→ REQUIREMENTS: Pictures stay out. Extract the lines below from the first one through the line with "30, 35, 40]", both included.

□ □ □ □ □ □ □

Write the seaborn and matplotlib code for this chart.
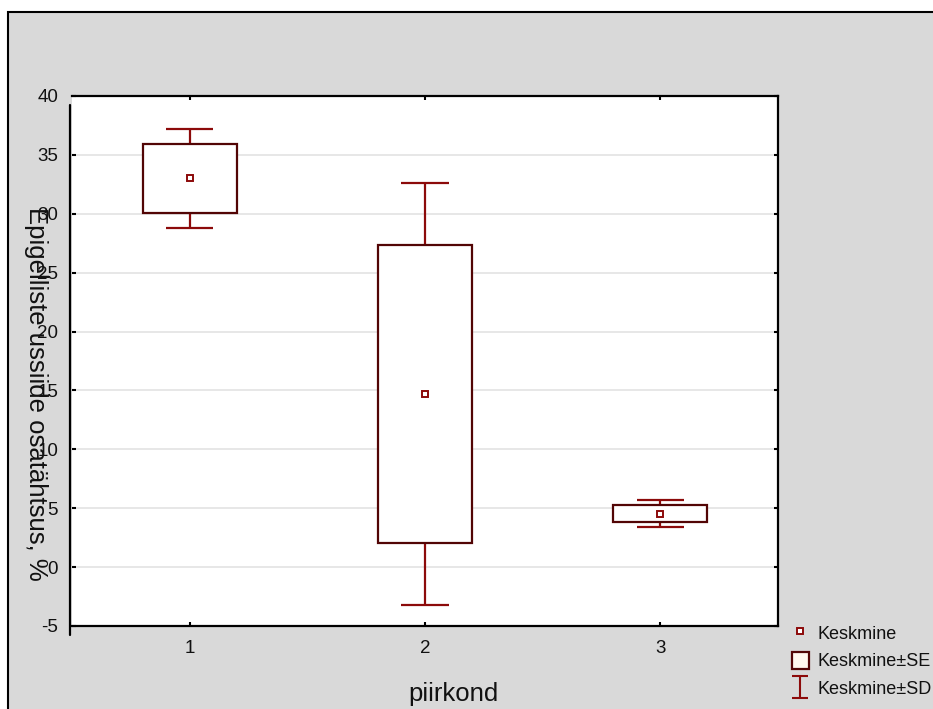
import numpy as np
import pandas as pd
import matplotlib
matplotlib.use("Agg")
import matplotlib.pyplot as plt
import matplotlib.transforms as mtransforms
from matplotlib.lines import Line2D
from matplotlib.patches import Patch, Rectangle
from matplotlib.path import Path
import seaborn as sns

# Mean, standard error and standard deviation per region
regions = ["1", "2", "3"]
mean = [33.0, 14.7, 4.53]
se = [2.9, 12.62, 0.74]
sd = [4.2, 17.95, 1.16]
y_ticks = [-5, 0, 5, 10, 15, 20, 25, 30, 35, 40]

x_label = "piirkond"
y_label = "Epigelliste ussiide osatähtsus, %"
legend_labels = ["Keskmine", "Keskmine±SE", "Keskmine±SD"]

WHISKER = "#8c0a0a"
BOX = "#520505"
PANEL = "#d9d9d9"

sns.set_theme(style="white")
plt.rcParams["font.family"] = ["Liberation Sans", "DejaVu Sans"]

df = pd.DataFrame({"piirkond": regions, "mean": mean, "se": se, "sd": sd})

W, H = 933, 709
fig = plt.figure(figsize=(W / 100, H / 100), dpi=100, facecolor="white")

# grey panel with a black frame along its top and left edges
fig.add_artist(Rectangle((8 / W, -0.2), 1.3, 0.2 + 1 - 12 / H,
                         transform=fig.transFigure, facecolor=PANEL,
                         edgecolor="black", linewidth=1.5, zorder=-10))

ax = fig.add_axes([72 / W, 1 - 626 / H, 706 / W, 530 / H])
ax.set_facecolor("white")

pos = np.arange(len(regions))
lo_sd = df["mean"] - df["sd"]
hi_sd = df["mean"] + df["sd"]

# SD whiskers
ax.vlines(pos, lo_sd, hi_sd, color=WHISKER, linewidth=1.6, zorder=2)
ax.hlines(hi_sd, pos - 0.1, pos + 0.1, color=WHISKER, linewidth=1.6, zorder=2)
ax.hlines(lo_sd, pos - 0.1, pos + 0.1, color=WHISKER, linewidth=1.6, zorder=2)

# SE boxes
ax.bar(pos, 2 * df["se"], bottom=df["mean"] - df["se"], width=0.4,
       facecolor="white", edgecolor=BOX, linewidth=1.6, zorder=3)

# means
sns.pointplot(data=df, x="piirkond", y="mean", order=regions,
              linestyle="none", marker="s", color=WHISKER, errorbar=None,
              markersize=5, markerfacecolor="white", markeredgecolor=WHISKER,
              markeredgewidth=1.4, zorder=4, ax=ax)

ax.set_xlim(-0.5, 2.5)
ax.set_ylim(-5, 40)
ax.set_yticks(y_ticks)
ax.set_yticklabels([str(t) for t in y_ticks])
ax.set_xticks(pos)
ax.set_xticklabels(regions)

ax.grid(axis="y", color="#e3e3e3", linewidth=1.2)
ax.grid(axis="x", visible=False)
ax.set_axisbelow(True)

for side in ["top", "right", "bottom"]:
    ax.spines[side].set_visible(True)
    ax.spines[side].set_color("black")
    ax.spines[side].set_linewidth(1.6)
ax.spines["left"].set_visible(False)

# left axis line, drawn slightly offset from the plot area
shifted = mtransforms.offset_copy(ax.transAxes, fig=fig, x=-2, y=-9, units="dots")
ax.plot([0, 0], [0, 1], transform=shifted, color="black", linewidth=1.6,
        clip_on=False, zorder=5)

ax.tick_params(axis="both", which="both", direction="in", length=3, width=1.5,
               color="black", top=True, right=True, left=True, bottom=True,
               labelsize=13.5, labelcolor="#111111", pad=10)

ax.set_xlabel(x_label, fontsize=18.5, color="#111111")
ax.xaxis.set_label_coords(0.54, -0.128)
ax.xaxis.label.set_verticalalignment("center")

ax.set_ylabel(y_label, fontsize=18.5, color="#111111", rotation=-90,
              va="center", ha="center")
ax.yaxis.set_label_coords(-0.051, 0.438)

# legend
i_path = Path([(-0.75, 1), (0.75, 1), (0, 1), (0, -1), (-0.75, -1), (0.75, -1)],
              [Path.MOVETO, Path.LINETO, Path.MOVETO, Path.LINETO,
               Path.MOVETO, Path.LINETO])
handles = [
    Line2D([], [], linestyle="none", marker="s", markersize=5,
           markerfacecolor="white", markeredgecolor=WHISKER, markeredgewidth=1.4),
    Patch(facecolor="#fff7ee", edgecolor=BOX, linewidth=1.6),
    Line2D([], [], linestyle="none", marker=i_path, markersize=15.5,
           markerfacecolor="none", markeredgecolor=WHISKER, markeredgewidth=1.5),
]
fig.legend(handles, legend_labels, loc="upper left",
           bbox_to_anchor=(792 / W, 1 - 624 / H), frameon=False,
           fontsize=13, handlelength=0.94, handleheight=1.05,
           handletextpad=0.45, labelspacing=0.52, borderpad=0,
           borderaxespad=0, labelcolor="#111111")

fig.savefig("out.png", dpi=100, facecolor=fig.get_facecolor())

□ □ □ □ □ □ □

→ WRITTEN ANSWER:
Write the seaborn and matplotlib code for this chart.
import numpy as np
import pandas as pd
import matplotlib
matplotlib.use("Agg")
import matplotlib.pyplot as plt
import matplotlib.transforms as mtransforms
from matplotlib.lines import Line2D
from matplotlib.patches import Patch, Rectangle
from matplotlib.path import Path
import seaborn as sns

# Mean, standard error and standard deviation per region
regions = ["1", "2", "3"]
mean = [33.0, 14.7, 4.53]
se = [2.9, 12.62, 0.74]
sd = [4.2, 17.95, 1.16]
y_ticks = [-5, 0, 5, 10, 15, 20, 25, 30, 35, 40]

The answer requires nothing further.